Даже выступление Хмельницкого не принесло успокоение на границе, где казаки не упускали случая «пошарпать» в порубежных московских уездах. Городовые воеводы летом 1648 года закидывали столицу отписками: «А от черкас, государь, стало воровство большое». Все это, сложившись, побуждало к серьезным размышлениям: можно ли верить казакам? Стоит ли отзываться на их призывы и жертвовать мирными отношениями с Речью Посполитой, скрепленными к тому же столь необходимым оборонительным союзом против крымского царя? Наконец, была ли готова сама страна к новой войне, которую, конечно же, не стоило затевать без крепкой надежды на успех?
Окружение Алексея Михайловича достаточно быстро сформировало для себя все эти вопросы. Но сформировав, не спешило с окончательным ответом.
Во-первых, потому, что из-за городских восстаний правительству долго было не до малороссийских дел. Такой внимательный и осведомленный наблюдатель, как Родес, сообщал в Стокгольм о возможностях правительства Алексея Михайловича: «Мне кажется, что им нелегко было бы что-нибудь предпринять, что могло бы вызвать войну, и это я вывожу из того, что (здесь) беспрерывно боятся внутреннего восстания и беспорядка»[223].
Во-вторых, сама ситуация настоятельно требовала не спешить. Гетман и старшина своей переменчивостью внушали мало доверия: они то брали в союзники крымского царя и свирепо рубились с поляками, то возвращались в подданство к королю, то искали покровительство султана. На фоне таких известий все челобитные о подданстве заставляли усомниться в искренности и подозревать авторов в намерении просто-напросто разыграть московскую карту.
Конечно, немало зависело от осведомленности Алексея Михайловича относительно истинных планов гетмана. В окружении Богдана было немало «доброхотов», которые спешили сообщить царю обо всем услышанном и подслушанном в стане гетмана в Чигирине. Даже войсковой писарь Выговский, человек близкий к Хмельницкому, состоял в тайной переписке с царским двором. За то Выговского жаловали равно с гетманом.

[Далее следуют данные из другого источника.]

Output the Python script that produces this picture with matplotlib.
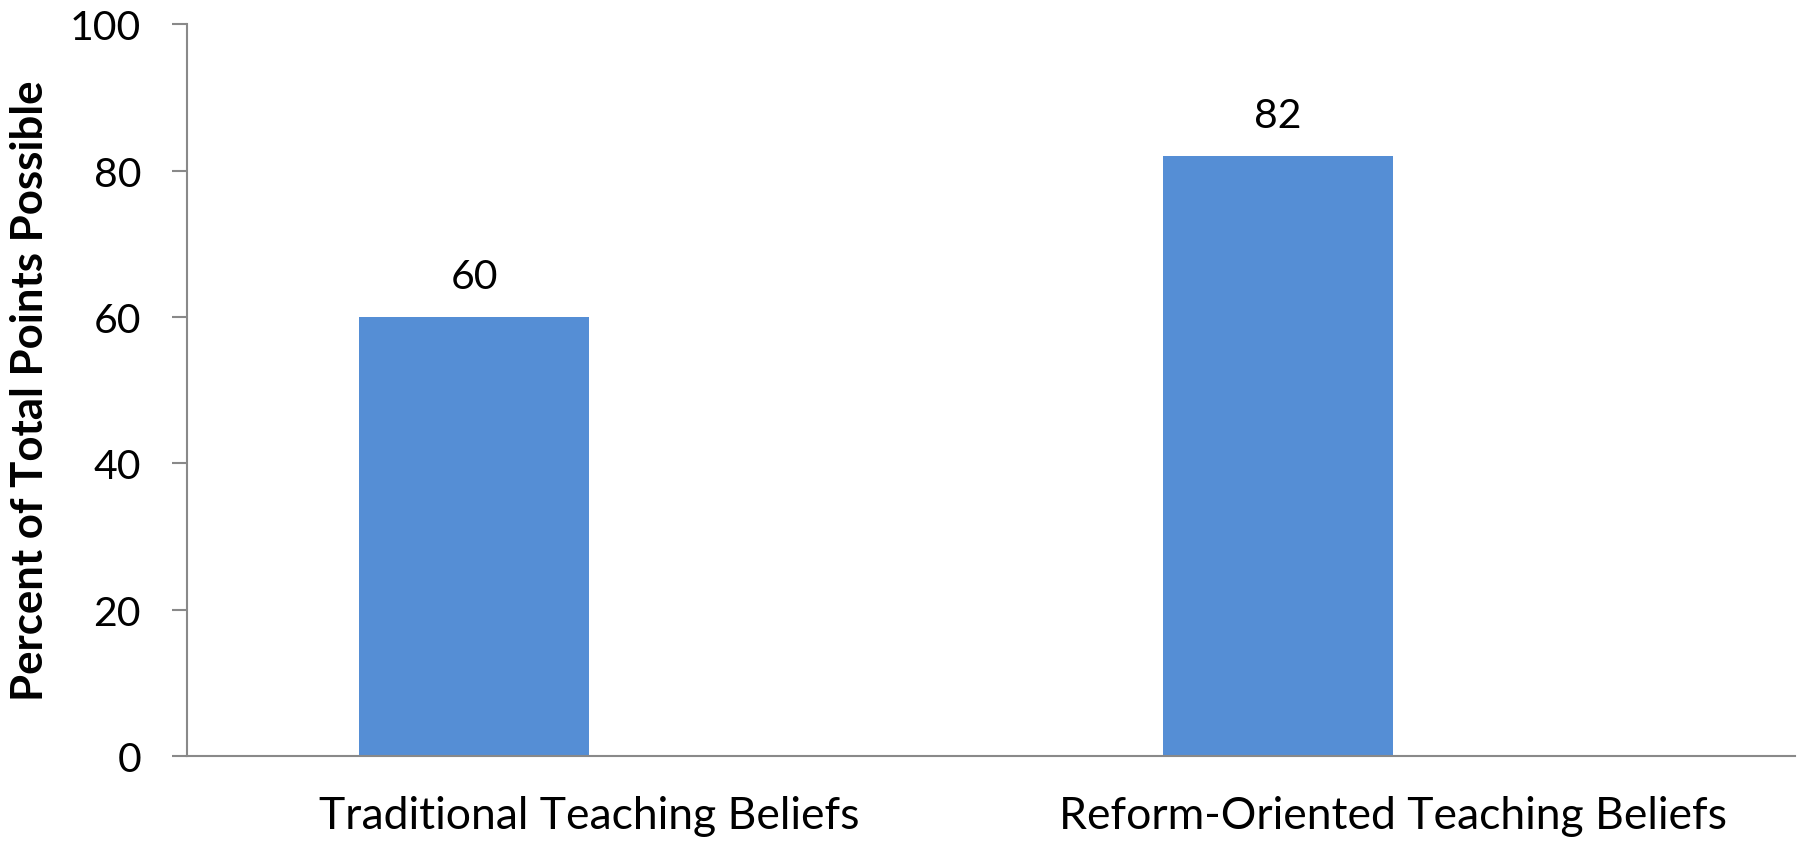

Впрочем, чтобы не скомпрометировать доносителя, его уравнивали с Хмельницким тайно: положенное по чину войскового писаря Выговский получал прилюдно, остальное царские посланники доплачивали наедине.
Нет сомнения, что бо?льшая часть рьяных осведомителей действовала по наущению самого Хмельницкого, который, как никто другой, умел вводить в заблуждение своих корреспондентов. При этом сам старый гетман был хорошо информирован о раскладе сил в Кремле и умел извлекать из своих знаний немалую пользу. Но, главное, человек наблюдательный, быстро угадывающий и еще лучше использующий чужие промахи, Богдан скоро заприметил за Алексеем Михайловичем такую слабость, как легковерие. По неопытности молодой государь предпочитал верить тому, во что ему очень хотелось верить. Потому Хмельницкий, а впоследствии и Выговский не жалели слов и усилий, чтобы убедить государя в своей абсолютной преданности. Царь, уверившись в этом, потом уже упорно не замечал всего того, что не соответствовало его сложившемуся мнению. Чисто по-человечески это обернется для Алексея Михайловича жесточайшим разочарованием, особенно после предательства Выговского. Реакция окажется обратной — и опять же не к пользе дела: Алексей Михайлович в малороссийской истории неизлечимо заболеет «манией недоверия», чем невольно оскорбит и оттолкнет от себя людей, готовых честно ему служить.
С Хмельницким следовало быть постоянно настороже. Он обещал одно, думал о другом, делал третье.